REQUIRED TASK:
Repeat the data word for word. Do not include the pictures.

RECORDED INFORMATION:
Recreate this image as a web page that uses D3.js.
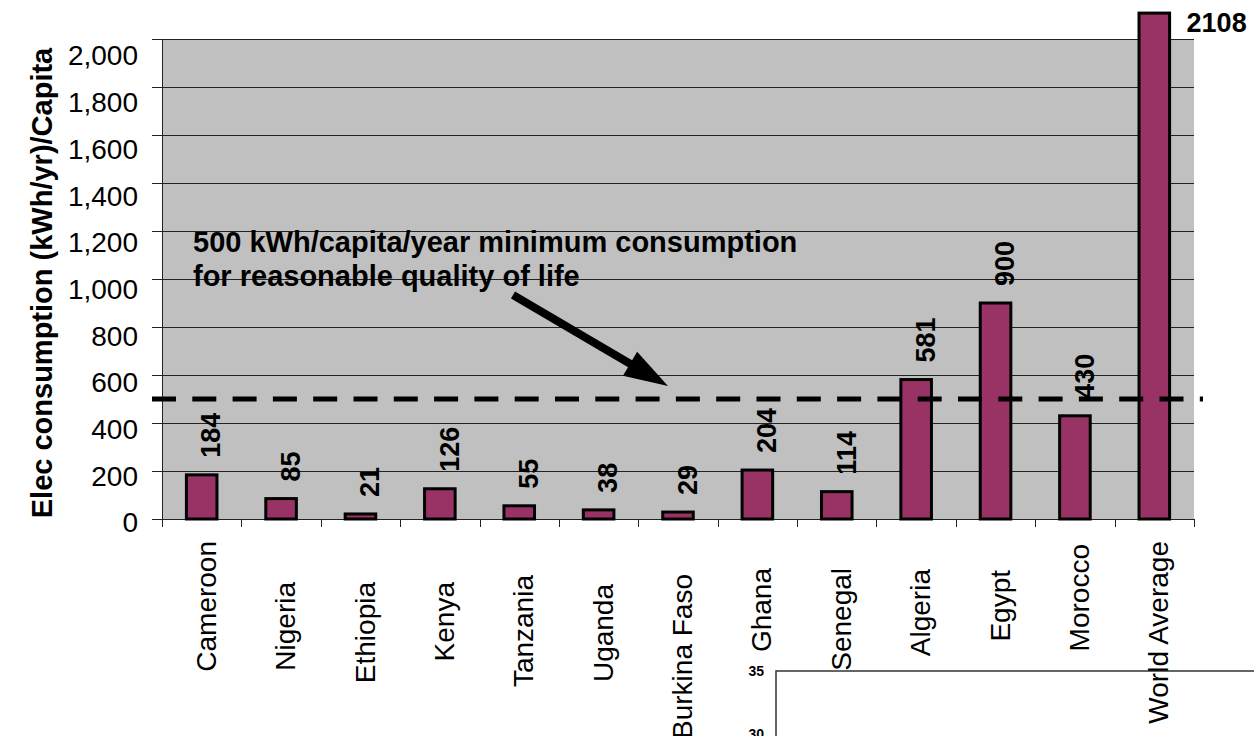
<!DOCTYPE html>
<html>
<head>
<meta charset="utf-8">
<script src="https://cdn.jsdelivr.net/npm/d3@7"></script>
<style>
  html, body { margin: 0; padding: 0; background: #ffffff; }
  svg { display: block; font-family: "Liberation Sans", Arial, Helvetica, sans-serif; }
</style>
</head>
<body>
<svg id="chart" width="1254" height="736"></svg>
<script>
// Electricity consumption per capita (kWh/yr)
const categories = ["Cameroon", "Nigeria", "Ethiopia", "Kenya", "Tanzania", "Uganda",
  "Burkina Faso", "Ghana", "Senegal", "Algeria", "Egypt", "Morocco", "World Average"];
const consumption = [184, 85, 21, 126, 55, 38, 29, 204, 114, 581, 900, 430, 2108];
const yTicks = [0, 200, 400, 600, 800, 1000, 1200, 1400, 1600, 1800, 2000];
const threshold = 500;
const annotationLines = ["500 kWh/capita/year minimum consumption", "for reasonable quality of life"];
const yTitle = "Elec consumption (kWh/yr)/Capita";
const insetTicks = [35, 30];

// where each rotated category label ends, below the axis
const categoryLabelTop = [541, 582, 582, 582, 575, 584, 574, 568, 568, 569, 570, 544, 541];

const svg = d3.select("#chart");
const W = 1254, H = 736;
const plot = { left: 162, right: 1194, top: 39, bottom: 519 };

const x = d3.scaleBand().domain(categories)
  .range([plot.left, plot.right]).paddingInner(0.615).paddingOuter(0.3075);
const y = d3.scaleLinear().domain([0, 2000]).range([plot.bottom, plot.top]);
// tick labels sit on a slightly compressed scale of their own
const yLabel = d3.scaleLinear().domain([0, 2000]).range([523, 56]);

svg.append("rect").attr("width", W).attr("height", H).attr("fill", "#ffffff");

// fragment of a second chart frame, lower right
const insetY = d3.scaleLinear().domain([30, 35]).range([734, 671]);
const inset = svg.append("g");
inset.append("path")
  .attr("d", `M${W + 5},${insetY(35)}H776V${H + 5}`)
  .attr("fill", "none").attr("stroke", "#333").attr("stroke-width", 1.5);
inset.selectAll("text").data(insetTicks).join("text")
  .attr("x", 764).attr("y", d => insetY(d)).attr("dy", "0.36em")
  .attr("text-anchor", "end").attr("font-size", 14).attr("font-weight", "bold")
  .text(d => d);

// plot area
svg.append("rect")
  .attr("x", plot.left).attr("y", plot.top)
  .attr("width", plot.right - plot.left).attr("height", plot.bottom - plot.top)
  .attr("fill", "#c0c0c0");

// gridlines + left ticks
svg.append("g").selectAll("line").data(yTicks).join("line")
  .attr("x1", plot.left - 10).attr("x2", plot.right)
  .attr("y1", d => Math.round(y(d)) + 0.5).attr("y2", d => Math.round(y(d)) + 0.5)
  .attr("stroke", "#222").attr("stroke-width", 1);

// value axis line
svg.append("line")
  .attr("x1", plot.left + 0.5).attr("x2", plot.left + 0.5)
  .attr("y1", plot.top).attr("y2", plot.bottom + 8)
  .attr("stroke", "#222").attr("stroke-width", 1);

// category boundary ticks
const bounds = d3.range(categories.length + 1).map(i => plot.left + i * x.step());
svg.append("g").selectAll("line").data(bounds).join("line")
  .attr("x1", d => Math.round(d) + 0.5).attr("x2", d => Math.round(d) + 0.5)
  .attr("y1", plot.bottom).attr("y2", plot.bottom + 8)
  .attr("stroke", "#222").attr("stroke-width", 1);

// y tick labels
const yAxis = d3.axisLeft(yLabel).tickValues(yTicks).tickSize(0).tickPadding(0)
  .tickFormat(d3.format(","));
const yAxisG = svg.append("g").attr("transform", "translate(138,0)").call(yAxis);
yAxisG.select(".domain").remove();
yAxisG.selectAll("text").attr("font-size", 28).attr("fill", "#000")
  .attr("font-family", "Liberation Sans, Arial, sans-serif");

// y title
svg.append("text")
  .attr("transform", "translate(52,283) rotate(-90)")
  .attr("text-anchor", "middle").attr("font-size", 29).attr("font-weight", "bold")
  .text(yTitle);

// bars
svg.append("g").selectAll("rect").data(consumption).join("rect")
  .attr("x", (d, i) => x(categories[i]))
  .attr("y", d => y(d))
  .attr("width", x.bandwidth())
  .attr("height", d => y(0) - y(d))
  .attr("fill", "#993366").attr("stroke", "#000").attr("stroke-width", 3);

// value labels
const vals = svg.append("g").attr("font-weight", "bold").attr("font-size", 27);
consumption.forEach((d, i) => {
  const cx = x(categories[i]) + x.bandwidth() / 2;
  if (y(d) < plot.top) {
    vals.append("text")
      .attr("x", x(categories[i]) + x.bandwidth() + 17).attr("y", y(d) + 19)
      .text(d);
  } else {
    vals.append("text")
      .attr("transform", `translate(${cx + 9},${y(d) - 17}) rotate(-90)`)
      .attr("dy", "0.36em").text(d);
  }
});

// threshold line
svg.append("line")
  .attr("x1", 152).attr("x2", 1203)
  .attr("y1", y(threshold)).attr("y2", y(threshold))
  .attr("stroke", "#000").attr("stroke-width", 5)
  .attr("stroke-dasharray", "24 16.3");

// annotation text
svg.append("g").selectAll("text").data(annotationLines).join("text")
  .attr("x", 193).attr("y", (d, i) => 252 + i * 34)
  .attr("font-size", 29).attr("font-weight", "bold")
  .text(d => d);

// arrow from annotation to threshold
const tail = [513, 295], tip = [668, 386];
const len = Math.hypot(tip[0] - tail[0], tip[1] - tail[1]);
const u = [(tip[0] - tail[0]) / len, (tip[1] - tail[1]) / len];
const nrm = [-u[1], u[0]];
const headLen = 44, headHalf = 14;
const base = [tip[0] - headLen * u[0], tip[1] - headLen * u[1]];
svg.append("line")
  .attr("x1", tail[0]).attr("y1", tail[1]).attr("x2", base[0] + u[0] * 2).attr("y2", base[1] + u[1] * 2)
  .attr("stroke", "#000").attr("stroke-width", 8);
svg.append("path")
  .attr("d", d3.line()([
    tip,
    [base[0] + headHalf * nrm[0], base[1] + headHalf * nrm[1]],
    [base[0] - headHalf * nrm[0], base[1] - headHalf * nrm[1]]
  ]) + "Z")
  .attr("fill", "#000");

// category labels
svg.append("g").selectAll("text").data(categories).join("text")
  .attr("transform", (d, i) => `translate(${x(d) + x.bandwidth() / 2 + 4},${categoryLabelTop[i]}) rotate(-90)`)
  .attr("text-anchor", "end").attr("dy", "0.36em")
  .attr("font-size", 28)
  .text(d => d);
</script>
</body>
</html>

SOLVED PROBLEM:
Recreate this image as a web page that uses D3.js.
<!DOCTYPE html>
<html>
<head>
<meta charset="utf-8">
<script src="https://cdn.jsdelivr.net/npm/d3@7"></script>
<style>
  html, body { margin: 0; padding: 0; background: #ffffff; }
  svg { display: block; font-family: "Liberation Sans", Arial, Helvetica, sans-serif; }
</style>
</head>
<body>
<svg id="chart" width="1254" height="736"></svg>
<script>
// Electricity consumption per capita (kWh/yr)
const categories = ["Cameroon", "Nigeria", "Ethiopia", "Kenya", "Tanzania", "Uganda",
  "Burkina Faso", "Ghana", "Senegal", "Algeria", "Egypt", "Morocco", "World Average"];
const consumption = [184, 85, 21, 126, 55, 38, 29, 204, 114, 581, 900, 430, 2108];
const yTicks = [0, 200, 400, 600, 800, 1000, 1200, 1400, 1600, 1800, 2000];
const threshold = 500;
const annotationLines = ["500 kWh/capita/year minimum consumption", "for reasonable quality of life"];
const yTitle = "Elec consumption (kWh/yr)/Capita";
const insetTicks = [35, 30];

// where each rotated category label ends, below the axis
const categoryLabelTop = [541, 582, 582, 582, 575, 584, 574, 568, 568, 569, 570, 544, 541];

const svg = d3.select("#chart");
const W = 1254, H = 736;
const plot = { left: 162, right: 1194, top: 39, bottom: 519 };

const x = d3.scaleBand().domain(categories)
  .range([plot.left, plot.right]).paddingInner(0.615).paddingOuter(0.3075);
const y = d3.scaleLinear().domain([0, 2000]).range([plot.bottom, plot.top]);
// tick labels sit on a slightly compressed scale of their own
const yLabel = d3.scaleLinear().domain([0, 2000]).range([523, 56]);

svg.append("rect").attr("width", W).attr("height", H).attr("fill", "#ffffff");

// fragment of a second chart frame, lower right
const insetY = d3.scaleLinear().domain([30, 35]).range([734, 671]);
const inset = svg.append("g");
inset.append("path")
  .attr("d", `M${W + 5},${insetY(35)}H776V${H + 5}`)
  .attr("fill", "none").attr("stroke", "#333").attr("stroke-width", 1.5);
inset.selectAll("text").data(insetTicks).join("text")
  .attr("x", 764).attr("y", d => insetY(d)).attr("dy", "0.36em")
  .attr("text-anchor", "end").attr("font-size", 14).attr("font-weight", "bold")
  .text(d => d);

// plot area
svg.append("rect")
  .attr("x", plot.left).attr("y", plot.top)
  .attr("width", plot.right - plot.left).attr("height", plot.bottom - plot.top)
  .attr("fill", "#c0c0c0");

// gridlines + left ticks
svg.append("g").selectAll("line").data(yTicks).join("line")
  .attr("x1", plot.left - 10).attr("x2", plot.right)
  .attr("y1", d => Math.round(y(d)) + 0.5).attr("y2", d => Math.round(y(d)) + 0.5)
  .attr("stroke", "#222").attr("stroke-width", 1);

// value axis line
svg.append("line")
  .attr("x1", plot.left + 0.5).attr("x2", plot.left + 0.5)
  .attr("y1", plot.top).attr("y2", plot.bottom + 8)
  .attr("stroke", "#222").attr("stroke-width", 1);

// category boundary ticks
const bounds = d3.range(categories.length + 1).map(i => plot.left + i * x.step());
svg.append("g").selectAll("line").data(bounds).join("line")
  .attr("x1", d => Math.round(d) + 0.5).attr("x2", d => Math.round(d) + 0.5)
  .attr("y1", plot.bottom).attr("y2", plot.bottom + 8)
  .attr("stroke", "#222").attr("stroke-width", 1);

// y tick labels
const yAxis = d3.axisLeft(yLabel).tickValues(yTicks).tickSize(0).tickPadding(0)
  .tickFormat(d3.format(","));
const yAxisG = svg.append("g").attr("transform", "translate(138,0)").call(yAxis);
yAxisG.select(".domain").remove();
yAxisG.selectAll("text").attr("font-size", 28).attr("fill", "#000")
  .attr("font-family", "Liberation Sans, Arial, sans-serif");

// y title
svg.append("text")
  .attr("transform", "translate(52,283) rotate(-90)")
  .attr("text-anchor", "middle").attr("font-size", 29).attr("font-weight", "bold")
  .text(yTitle);

// bars
svg.append("g").selectAll("rect").data(consumption).join("rect")
  .attr("x", (d, i) => x(categories[i]))
  .attr("y", d => y(d))
  .attr("width", x.bandwidth())
  .attr("height", d => y(0) - y(d))
  .attr("fill", "#993366").attr("stroke", "#000").attr("stroke-width", 3);

// value labels
const vals = svg.append("g").attr("font-weight", "bold").attr("font-size", 27);
consumption.forEach((d, i) => {
  const cx = x(categories[i]) + x.bandwidth() / 2;
  if (y(d) < plot.top) {
    vals.append("text")
      .attr("x", x(categories[i]) + x.bandwidth() + 17).attr("y", y(d) + 19)
      .text(d);
  } else {
    vals.append("text")
      .attr("transform", `translate(${cx + 9},${y(d) - 17}) rotate(-90)`)
      .attr("dy", "0.36em").text(d);
  }
});

// threshold line
svg.append("line")
  .attr("x1", 152).attr("x2", 1203)
  .attr("y1", y(threshold)).attr("y2", y(threshold))
  .attr("stroke", "#000").attr("stroke-width", 5)
  .attr("stroke-dasharray", "24 16.3");

// annotation text
svg.append("g").selectAll("text").data(annotationLines).join("text")
  .attr("x", 193).attr("y", (d, i) => 252 + i * 34)
  .attr("font-size", 29).attr("font-weight", "bold")
  .text(d => d);

// arrow from annotation to threshold
const tail = [513, 295], tip = [668, 386];
const len = Math.hypot(tip[0] - tail[0], tip[1] - tail[1]);
const u = [(tip[0] - tail[0]) / len, (tip[1] - tail[1]) / len];
const nrm = [-u[1], u[0]];
const headLen = 44, headHalf = 14;
const base = [tip[0] - headLen * u[0], tip[1] - headLen * u[1]];
svg.append("line")
  .attr("x1", tail[0]).attr("y1", tail[1]).attr("x2", base[0] + u[0] * 2).attr("y2", base[1] + u[1] * 2)
  .attr("stroke", "#000").attr("stroke-width", 8);
svg.append("path")
  .attr("d", d3.line()([
    tip,
    [base[0] + headHalf * nrm[0], base[1] + headHalf * nrm[1]],
    [base[0] - headHalf * nrm[0], base[1] - headHalf * nrm[1]]
  ]) + "Z")
  .attr("fill", "#000");

// category labels
svg.append("g").selectAll("text").data(categories).join("text")
  .attr("transform", (d, i) => `translate(${x(d) + x.bandwidth() / 2 + 4},${categoryLabelTop[i]}) rotate(-90)`)
  .attr("text-anchor", "end").attr("dy", "0.36em")
  .attr("font-size", 28)
  .text(d => d);
</script>
</body>
</html>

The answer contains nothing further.